The fleet thence proceeded to the town of Tappahannock, about two miles above Fort Lowry, arriving off which, a blank cartridge was fired and a flag of truce hoisted, which was responded to by the people of the town, by displaying a number of white flags. The commander of the flotilla landed, where he was met at the beach by a large concourse of persons of all colors, and received with great demonstrations by the colored population.

The American flag was run up over one of the largest houses in the town, when it was hailed with enthusiastic cheering by the crews of the National gunboats. Subsequently the commander was informed that some of the people of the place had said that as soon as the National fleet left, it would be torn down.

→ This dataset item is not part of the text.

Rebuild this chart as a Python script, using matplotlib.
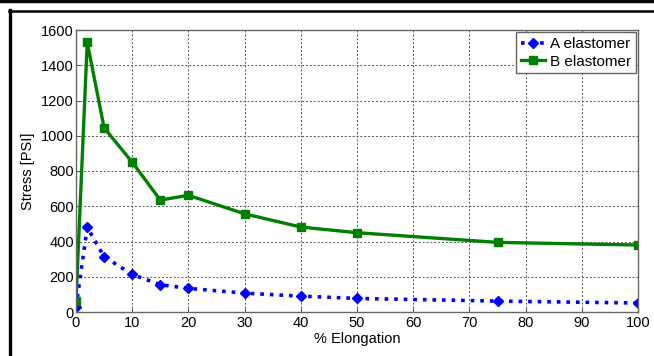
import matplotlib.pyplot as plt
from matplotlib.lines import Line2D

plt.rcParams['font.family'] = ['Liberation Sans', 'DejaVu Sans']

# Elongation points (%) and stress readings (PSI)
elongation = [0, 2, 5, 10, 15, 20, 30, 40, 50, 75, 100]
stress_a = [30, 480, 314, 213, 155, 134, 107, 90, 77, 62, 51]
stress_b = [63, 1530, 1045, 850, 635, 662, 557, 482, 450, 395, 380]

W, H = 654, 356
fig = plt.figure(figsize=(W / 100, H / 100), dpi=100)
ax = fig.add_axes([76 / W, 1 - 312 / H, (638 - 76) / W, (312 - 30) / H])

ax.plot(elongation, stress_a, color='#0000ff', linestyle=':', linewidth=2.6,
        marker='D', markersize=5, label='A elastomer')
ax.plot(elongation, stress_b, color='#008000', linestyle='-', linewidth=2.4,
        marker='s', markersize=5.5, label='B elastomer')

ax.set_xlim(0, 100)
ax.set_ylim(0, 1600)
ax.set_xticks(range(0, 101, 10))
ax.set_yticks(range(0, 1601, 200))
ax.grid(True, linestyle=(0, (2, 2)), color='#555555', linewidth=0.7)
ax.tick_params(direction='in', length=3, labelsize=10.5, color='#555555')
ax.tick_params(axis='y', pad=1.5)
ax.tick_params(axis='x', pad=3)
for s in ax.spines.values():
    s.set_color('#666666')
    s.set_linewidth(1.0)

ax.set_xlabel('% Elongation', fontsize=10.5, labelpad=1)
ax.set_ylabel('Stress [PSI]', fontsize=10.5, labelpad=4)

leg = ax.legend(loc='upper right', fontsize=11, fancybox=False, framealpha=1,
                edgecolor='#666666', borderaxespad=0.15, handlelength=1.6,
                handletextpad=0.3, borderpad=0.3, labelspacing=0.25)
leg.get_frame().set_linewidth(1.0)

# frame lines around the figure
fig.add_artist(Line2D([0, 1], [1 - 1 / H, 1 - 1 / H], color='black', linewidth=2.5))
fig.add_artist(Line2D([9 / W, 1], [1 - 11 / H, 1 - 11 / H], color='black', linewidth=1.8))
fig.add_artist(Line2D([10 / W, 10 / W], [0, 1 - 10 / H], color='black', linewidth=2.4))

fig.savefig('out.png', dpi=100)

He then politely [88] told them if it was he would give them six hours to leave the town before he burnt it.

Information was given by the contrabands that four large schooners and other obstructions had been placed in the narrow channel of the river five miles below Fredericksburgh, to prevent approach to that place, where lie the steamers St Nicholas, Eureka, and Logan, the former mounted with two guns.--(Doc. 132.)

This day, below Pollocksville, near Kingston, N. C., a skirmish took place between a detachment of the Second North-Carolina cavalry regiment and the Yankee pickets. Lieut.-Col. Robinson, who commanded, is probably a prisoner. Capt. Turner was hurt by a fall from his horse. Two privates were seriously injured, and five wounded with gun-shots.--Richmond Whig, April 17.

The issue at Yorktown is tremendous. When the battle does come off it will be a fearful one, for the stake is enormous, being nothing less than the fate of Virginia. Having taken months to prepare, having assembled such a force as the world has not seen since Napoleon advanced into Russia, McClellan feels that to him defeat would be ruin, while confederate soldiers and leaders feel that not only their fate, but the fate of their country, is staked upon the issue, and they cannot afford to be defeated. The contest cannot long be deferred. The news of a terrible battle may startle us at any moment. We trust that our people are prepared, not only to call upon God to defend the right, but, under God, to defend it themselves, with brave hearts, strong arms, and sufficient numbers.

Wave, Richmond! all thy banners wave,
And charge with all thy chivalry!

For not only the fate of the temporary seat of Government, but of Eastern Virginia, and even more than that, trembles in the balance. We presume that President Davis himself will be on the field, as he has intimated. He will share the fate of his soldiers in life or in death, in victory or defeat.--Wilmington Journal, April 14.

The bombardment of Fort Pillow, on the Mississippi, was this day begun by the mortarboats of Flag-Officer Foote.--Official Despatch.